Trituration de colza
Le directeur de la société Le Ruisseau - Alizeol, Bruno Saillant, explique que son entreprise est spécialisée dans la trituration du colza (sans hexane) et presse quelque 8 000 tonnes de grain. La subvention perçue est destinée à automatiser l'unité de production et créer un laboratoire pour définir les propriétés physico-chimiques des huiles répondant aux besoins de ses clients. L'objectif est de doter le territoire d'un outil de transformation pour apporter de la valeur ajoutée à la filière. « L'Eure-et-Loir est le premier producteur de colza en France, et la valeur ajoutée s'en va », constate-t-il. « Depuis des années, je porte l'ambition de développer des outils de transformation euréliens, et ce projet est un parfait exemple de ce qu'il faudrait multiplier », souligne Éric Thirouin.
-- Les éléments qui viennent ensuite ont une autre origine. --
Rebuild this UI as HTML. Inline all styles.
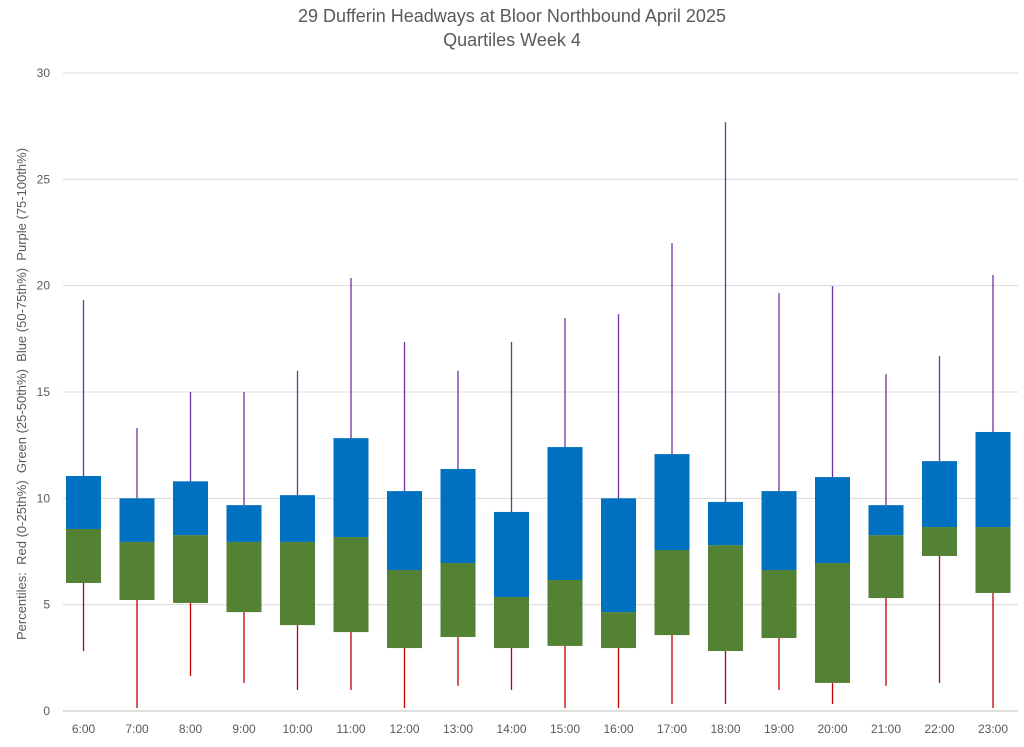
<!DOCTYPE html>
<html><head><meta charset="utf-8"><style>
body{margin:0;background:#fff;font-family:"Liberation Sans",sans-serif}
svg text{font-family:"Liberation Sans",sans-serif;fill:#595959}
</style></head><body>
<svg id="chart" width="1024" height="742" viewBox="0 0 1024 742" xmlns="http://www.w3.org/2000/svg">
<rect width="1024" height="742" fill="#fff"/>
<text x="512" y="22" font-size="18" text-anchor="middle">29 Dufferin Headways at Bloor Northbound April 2025</text>
<text x="512" y="46" font-size="18" text-anchor="middle">Quartiles Week 4</text>
<text transform="translate(26,394) rotate(-90)" font-size="13" text-anchor="middle" style="white-space:pre" xml:space="preserve">Percentiles:  Red (0-25th%)  Green (25-50th%)  Blue (50-75th%)  Purple (75-100th%)</text>
<g id="grid"></g><g id="marks"></g><g id="labels"></g>
</svg>
<script>
const categories=["6:00","7:00","8:00","9:00","10:00","11:00","12:00","13:00","14:00","15:00","16:00","17:00","18:00","19:00","20:00","21:00","22:00","23:00"];
const minVals=[2.82,0.14,1.65,1.32,0.99,0.99,0.14,1.18,0.99,0.14,0.14,0.33,0.33,0.99,0.33,1.18,1.32,0.14];
const q1Vals=[6.02,5.22,5.08,4.65,4.04,3.71,2.96,3.48,2.96,3.06,2.96,3.57,2.82,3.43,1.32,5.31,7.29,5.55];
const medianVals=[8.56,7.95,8.27,7.95,7.95,8.18,6.63,6.96,5.36,6.16,4.65,7.57,7.8,6.63,6.96,8.27,8.65,8.65];
const q3Vals=[11.05,10.0,10.8,9.68,10.15,12.83,10.34,11.38,9.36,12.41,10.0,12.08,9.83,10.34,11.0,9.68,11.75,13.12];
const maxVals=[19.32,13.3,15.0,15.0,16.0,20.36,17.35,16.0,17.35,18.48,18.66,22.0,27.69,19.65,19.98,15.84,16.69,20.5];
const yTicks=[0,5,10,15,20,25,30];
const NS="http://www.w3.org/2000/svg";
const y=v=>711-v*(638/30);
const x=i=>83.5+i*53.5;
function mk(tag,attrs,parent){const e=document.createElementNS(NS,tag);for(const k in attrs)e.setAttribute(k,attrs[k]);document.getElementById(parent).appendChild(e);return e;}
yTicks.forEach(t=>{
  const l=mk('line',{x1:63,x2:1018,y1:y(t),y2:y(t),stroke:t===0?'#bfbfbf':'#d9d9d9','stroke-width':1},'grid');
  
  
  const tx=mk('text',{x:50,y:y(t)+4,'font-size':12,'text-anchor':'end'},'labels');
  tx.textContent=t;
  
  
});
categories.forEach((c,i)=>{
  const cx=x(i),w=35;
  const lo=mk('line',{x1:cx,x2:cx,y1:y(minVals[i]),y2:y(q1Vals[i]),stroke:'#c00000','stroke-width':1.3},'marks');
  
  
  const hi=mk('line',{x1:cx,x2:cx,y1:y(maxVals[i]),y2:y(q3Vals[i]),stroke:'#7030a0','stroke-width':1.3},'marks');
  
  
  const g=mk('rect',{x:cx-w/2,width:w,y:y(medianVals[i]),height:y(q1Vals[i])-y(medianVals[i]),fill:'#548235'},'marks');
  
  
  const b=mk('rect',{x:cx-w/2,width:w,y:y(q3Vals[i]),height:y(medianVals[i])-y(q3Vals[i]),fill:'#0070c0'},'marks');
  
  
  const tx=mk('text',{x:cx,y:733,'font-size':12,'text-anchor':'middle'},'labels');
  tx.textContent=c;
  
  
});
</script>
</body></html>
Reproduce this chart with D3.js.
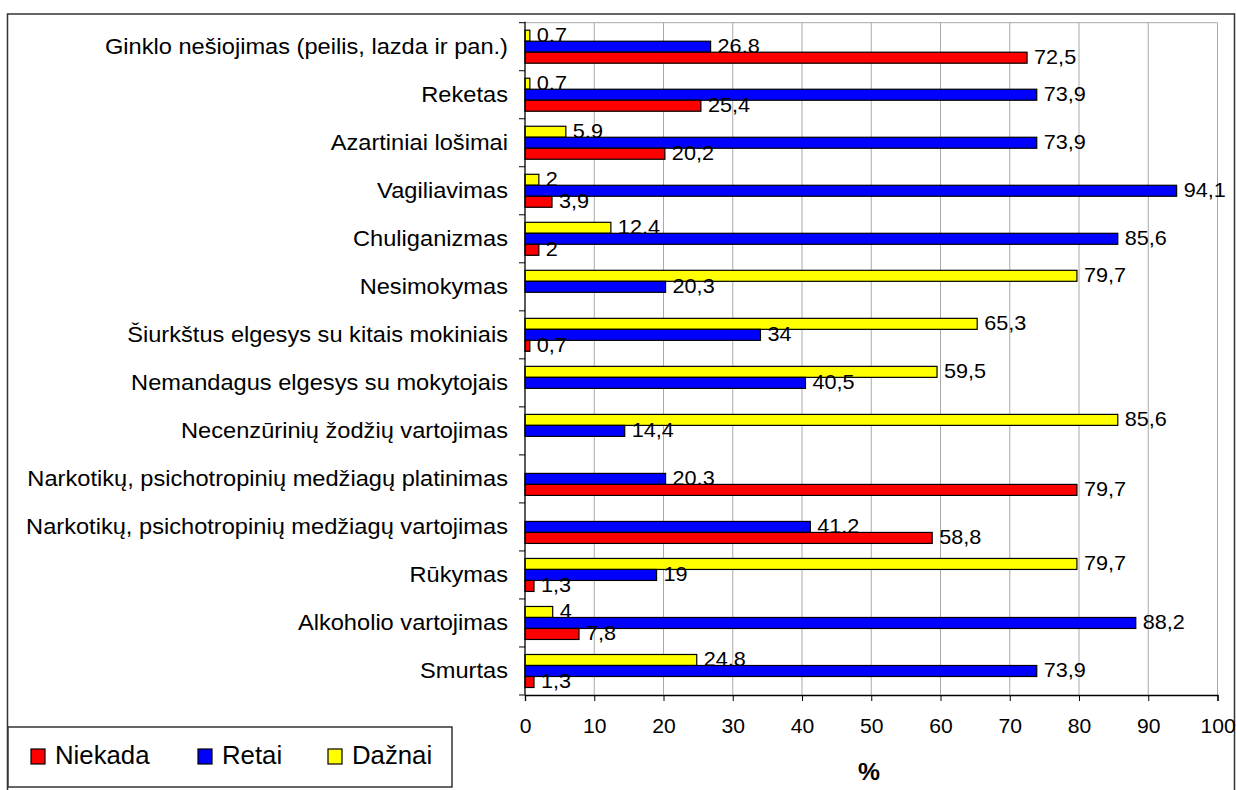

À la fin de son propos, Bruno Saillant remercie vivement les services de l'État et la chambre d'Agriculture pour leur soutien efficace et loue la simplicité de la demande d'aide auprès de l'Adel.
Légumes secs
Romain Mercier, qui a repris en 2016 la Ferme de Louis à Terminiers, spécialisée dans la commercialisation de légumes secs, s'exprime à son tour. L'aide de l'Adel va lui permettre de financer un nouveau bâtiment et un nouvel équipement de triage et de conditionnement. La Ferme de Louis travaille avec une trentaine de producteurs locaux de lentilles et haricots. « Nous leur offrons la possibilité de produire pour nous avec un prix juste », souligne-t-il.
Légumerie
Le quatrième projet soutenu est celui de Fraîcheur de Beauce, la légumerie portée depuis quatre ans par Isabelle Decorte à Beauvilliers. Après quelques péripéties, la structure devrait démarrer à l'automne et proposer à la restauration collective des légumes prêts à cuisiner (4e gamme). La structure porte un volet de l'économie sociale et solidaire (ESS) en employant des salariés en insertion. Fraîcheur de Beauce souhaite aussi faire profiter d'autres producteurs de ses débouchés dans le cadre de contrats gagnant-gagnant. L'aide de l'Adel va venir financer du matériel.
Andaineuse
Deux agriculteurs de la Cuma des Jonqueuses, Frédéric Bellanger et Sylvain Cousseins, interviennent ensuite. Forte de treize membres installés dans le secteur compliqué des franges euréliennes de l'Île-de-France, elle se redynamise depuis quelques années en se fixant pour objectif de trouver de nouvelles productions et de réduire les phytosanitaires. Face à la problématique de gestion des adventices, la Cuma va investir grâce à l'Adel dans une andaineuse et lancer des tests sur les cultures de sarrasin, de blé dur, de blé tendre… « Les phytosanitaires ont leurs limites, il faut trouver des solutions », estiment-ils.
Atelier de transformation
Enfin, Anna Stépanoff, installée depuis 2023 en maraîchage bio-intensif sur la Ferme de Lignerolles au Thieulin, souhaite développer « un lieu d'expérimentation et de partage ». Avec l'aide de l'Adel, elle va doter l'exploitation d'un atelier de transformation pour créer davantage de valeur sur place. « J'ai été formée à la transformation artisanale à Florac (Lozère) et je voudrais pouvoir former à mon tour grâce à cet atelier », précise-t-elle. Sa ferme deviendra bientôt un centre de formation au BPREA (Brevet professionnel de responsable d'exploitation agricole) en alternance avec un module transformation. L'atelier pourra aussi accueillir des ateliers pour le grand public et être utilisé par d'autres agriculteurs.